Google assembled its best minds to design the most confusing versioning systems possible.
Thanks for that helpful table and the update to your SO post! I still recommend pointing to the network-security-config docs for API 24-25 in your answer to make it 100% complete.
Putting this comment here because it's worth calling out without any applicable advice.
In the face of
Different JSSE providers (Android versions, or JDK)
potential cross signed certificates
different peer certificates served by the webserver
pinning seems really unpredictable. So I'd consider any of the advice above for OkHttp to be assuming that you aren't also trying to use certificate pinning. If you are, talk to your own sizable in-house security team and agree with them.

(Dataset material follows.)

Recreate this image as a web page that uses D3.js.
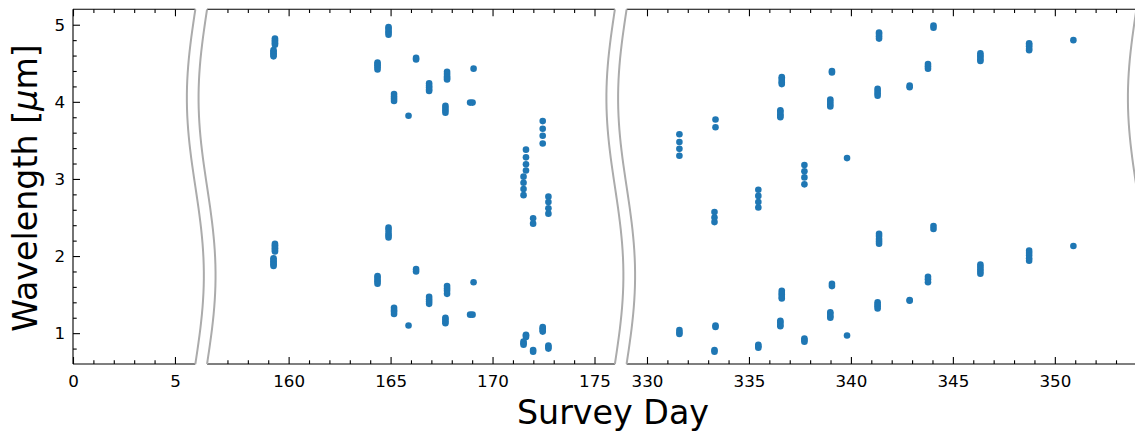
<!DOCTYPE html>
<html>
<head>
<meta charset="utf-8">
<script src="https://cdn.jsdelivr.net/npm/d3@7"></script>
<style>
  body { margin: 0; background: #fff; }
  svg { display: block; font-family: "DejaVu Sans", sans-serif; }
</style>
</head>
<body>
<svg id="chart" width="1135" height="433"></svg>
<script>
// Broken x axis: three day windows shown side by side
const panelDomains = [[0, 6], [156, 176], [329, 354]];
const panelMajorTicks = [[0, 5], [160, 165, 170, 175], [330, 335, 340, 345, 350]];
const wavelengthTicks = [1, 2, 3, 4, 5];

// Observation days and the wavelengths sampled on each of them
const visitDays = [
  159.33, 159.26, 164.36, 164.90, 165.17, 165.88, 166.25, 166.89, 167.77, 167.69,
  169.07, 168.90, 169.02, 171.64, 171.52, 172.46, 171.99, 172.74,
  331.59, 333.36, 333.31, 335.46, 337.72, 336.61, 336.54, 339.07, 338.99, 339.81,
  341.38, 341.31, 342.88, 343.78, 344.05, 346.35, 348.74, 350.91
];
const visitWavelengths = [
  [4.82, 4.80, 4.78, 4.76, 4.74, 2.16, 2.14, 2.12, 2.10, 2.08, 2.06],
  [4.67, 4.65, 4.63, 4.61, 4.59, 1.97, 1.95, 1.93, 1.91, 1.89, 1.87],
  [4.51, 4.49, 4.47, 4.45, 4.42, 1.74, 1.72, 1.69, 1.67, 1.64],
  [4.97, 4.95, 4.92, 4.90, 4.87, 2.37, 2.34, 2.30, 2.27, 2.24],
  [4.10, 4.07, 4.04, 4.01, 1.33, 1.30, 1.28, 1.25],
  [3.82, 1.10],
  [4.57, 4.55, 1.83, 1.80],
  [4.24, 4.21, 4.19, 4.16, 4.14, 1.47, 1.44, 1.41, 1.38],
  [4.39, 4.36, 4.33, 4.31, 4.29, 1.61, 1.58, 1.55, 1.51],
  [3.95, 3.92, 3.89, 3.86, 1.20, 1.18, 1.15, 1.13],
  [4.43, 1.66],
  [3.99, 1.24],
  [3.99, 1.24],
  [3.38, 3.28, 3.19, 3.11, 0.98, 0.97, 0.95],
  [3.03, 2.95, 2.87, 2.79, 0.89, 0.87, 0.85],
  [3.75, 3.65, 3.56, 3.46, 1.08, 1.06, 1.04, 1.02],
  [2.49, 2.42, 0.78, 0.76],
  [2.77, 2.70, 2.62, 2.55, 0.84, 0.82, 0.80],
  [3.58, 3.48, 3.39, 3.30, 1.04, 1.01, 0.99],
  [3.77, 3.67, 1.10, 1.08],
  [2.57, 2.50, 2.44, 0.78, 0.76],
  [2.86, 2.78, 2.70, 2.63, 0.85, 0.83, 0.81],
  [3.18, 3.10, 3.02, 2.93, 0.93, 0.91, 0.89],
  [4.32, 4.30, 4.27, 4.25, 4.23, 1.55, 1.52, 1.50, 1.47, 1.45],
  [3.89, 3.87, 3.84, 3.82, 3.80, 1.16, 1.14, 1.11, 1.09],
  [4.40, 4.38, 1.64, 1.61],
  [4.03, 4.00, 3.97, 3.94, 1.27, 1.25, 1.22, 1.20],
  [3.27, 0.97],
  [4.90, 4.88, 4.85, 4.82, 2.29, 2.26, 2.22, 2.19, 2.16],
  [4.17, 4.14, 4.11, 4.08, 1.40, 1.37, 1.35, 1.32],
  [4.21, 4.19, 1.43, 1.42],
  [4.49, 4.46, 4.43, 1.73, 1.70, 1.66],
  [4.99, 4.96, 2.39, 2.35],
  [4.63, 4.60, 4.58, 4.55, 4.53, 1.89, 1.86, 1.83, 1.80, 1.77],
  [4.76, 4.74, 4.72, 4.69, 4.67, 2.07, 2.04, 2.01, 1.97, 1.94],
  [4.80, 2.13]
];

const svg = d3.select("#chart");
const plotLeft = 73, plotRight = 1136.4, plotTop = 9.3, plotBottom = 364, gap = 11.7;
const ink = "#000", dotColor = "#1f77b4", breakColor = "#ababab";

// Every panel shares the same pixels-per-day
const totalDays = d3.sum(panelDomains, d => d[1] - d[0]);
const pxPerDay = (plotRight - plotLeft - gap * (panelDomains.length - 1)) / totalDays;
let cursor = plotLeft;
const xScales = panelDomains.map(dom => {
  const w = (dom[1] - dom[0]) * pxPerDay;
  const s = d3.scaleLinear().domain(dom).range([cursor, cursor + w]);
  cursor += w + gap;
  return s;
});
const y = d3.scaleLinear().domain([0.6, 5.2]).range([plotBottom, plotTop]);

const points = [];
visitDays.forEach((day, i) => {
  visitWavelengths[i].forEach(w => points.push({ day, w }));
});

const tickFont = "16.7px";
const styleAxis = a => {
  a.select(".domain").remove();
  a.selectAll("line").attr("stroke", ink).attr("stroke-width", 1.1);
  a.selectAll("text").attr("fill", ink).style("font-size", tickFont)
    .style("font-family", "DejaVu Sans, sans-serif");
};
const wave = d3.line().x(d => d[0]).y(d => d[1]);
const edgeCurve = x0 => d3.range(0, 1.0001, 0.02).map(t =>
  [x0 - 8.5 * Math.sin(2 * Math.PI * t), plotTop + t * (plotBottom - plotTop)]);

xScales.forEach((xs, pi) => {
  const [d0, d1] = xs.domain();
  const minor = d3.range(Math.ceil(d0), Math.floor(d1) + 1)
    .filter(v => !panelMajorTicks[pi].includes(v))
    .filter(v => v !== d1 && (pi === 0 || v !== d0));

  const g = svg.append("g");
  // bottom and top axes: inward ticks, labels only below
  styleAxis(g.append("g").attr("transform", `translate(0,${plotBottom})`)
    .call(d3.axisBottom(xs).tickValues(panelMajorTicks[pi]).tickSize(-7).tickPadding(11).tickFormat(d3.format("d"))));
  styleAxis(g.append("g").attr("transform", `translate(0,${plotBottom})`)
    .call(d3.axisBottom(xs).tickValues(minor).tickSize(-3.7).tickFormat("")));
  styleAxis(g.append("g").attr("transform", `translate(0,${plotTop})`)
    .call(d3.axisTop(xs).tickValues(panelMajorTicks[pi]).tickSize(-7).tickFormat("")));
  styleAxis(g.append("g").attr("transform", `translate(0,${plotTop})`)
    .call(d3.axisTop(xs).tickValues(minor).tickSize(-3.7).tickFormat("")));

  // spines
  const [r0, r1] = xs.range();
  g.append("line").attr("x1", r0).attr("x2", r1).attr("y1", plotTop).attr("y2", plotTop)
    .attr("stroke", ink).attr("stroke-width", 1.1);
  g.append("line").attr("x1", r0).attr("x2", r1).attr("y1", plotBottom).attr("y2", plotBottom)
    .attr("stroke", ink).attr("stroke-width", 1.1);

  // observations in this window
  const inPanel = points.filter(p => p.day >= d0 && p.day <= d1);
  g.append("g").selectAll("circle").data(inPanel).join("circle")
    .attr("cx", d => xs(d.day)).attr("cy", d => y(d.w)).attr("r", 3.3)
    .attr("fill", dotColor);

  // wavy break markers at the panel edges
  const edges = pi > 0 ? [r0, r1] : [r1];
  edges.forEach(e => {
    g.append("path").attr("d", wave(edgeCurve(e))).attr("fill", "none")
      .attr("stroke", breakColor).attr("stroke-width", 2);
  });
});

// left spine and wavelength axis
const yMinor = d3.range(8, 52, 2).map(v => v / 10).filter(v => !Number.isInteger(v));
styleAxis(svg.append("g").attr("transform", `translate(${plotLeft},0)`)
  .call(d3.axisLeft(y).tickValues(wavelengthTicks).tickSize(-7).tickPadding(8).tickFormat(d3.format("d"))));
styleAxis(svg.append("g").attr("transform", `translate(${plotLeft},0)`)
  .call(d3.axisLeft(y).tickValues(yMinor).tickSize(-3.7).tickFormat("")));
svg.append("line").attr("x1", plotLeft).attr("x2", plotLeft).attr("y1", plotTop).attr("y2", plotBottom)
  .attr("stroke", ink).attr("stroke-width", 1.1);

// axis titles
svg.append("text").attr("x", 613).attr("y", 424).attr("text-anchor", "middle")
  .style("font-size", "33.3px").attr("fill", ink).text("Survey Day");
const yTitle = svg.append("text").attr("transform", "translate(37,188) rotate(-90)")
  .attr("text-anchor", "middle").style("font-size", "33.3px").attr("fill", ink);
yTitle.append("tspan").text("Wavelength [");
yTitle.append("tspan").style("font-style", "italic").text("μ");
yTitle.append("tspan").text("m]");
</script>
</body>
</html>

Some experimental results under a range of contrived conditions.
What about android apps using a WebView component? (A WebView usually uses the default system browser the phone is shipped with, and I'm not sure a workaround could be used for that)
Also, I guess mobile apps relying on Apache Cordova and similar systems could have problems with this change.
I'm not an expert on webviews, I don't know definitive answer and I haven't tested. My incomplete understanding is that webviews would be broken still.
Some links I found on the topic which suggest there isn't a clean fix.
Some links for webviews for bookmarking, but advice is strongly not to do this.
How to use OkHttp for loading resources in WebView (DON'T DO IT)
For webviews one could override onReceivedSslError and then perform a manual chain validation upon SSL_UNTRUSTED error.
In this case root and intermediate certs need to be bundled with the APK.
But I'm suspecting a lot of confused developers anyway, is there a more beautiful solution in the works, or people should ship a fix in their App with a new CA cert added to older Android clients?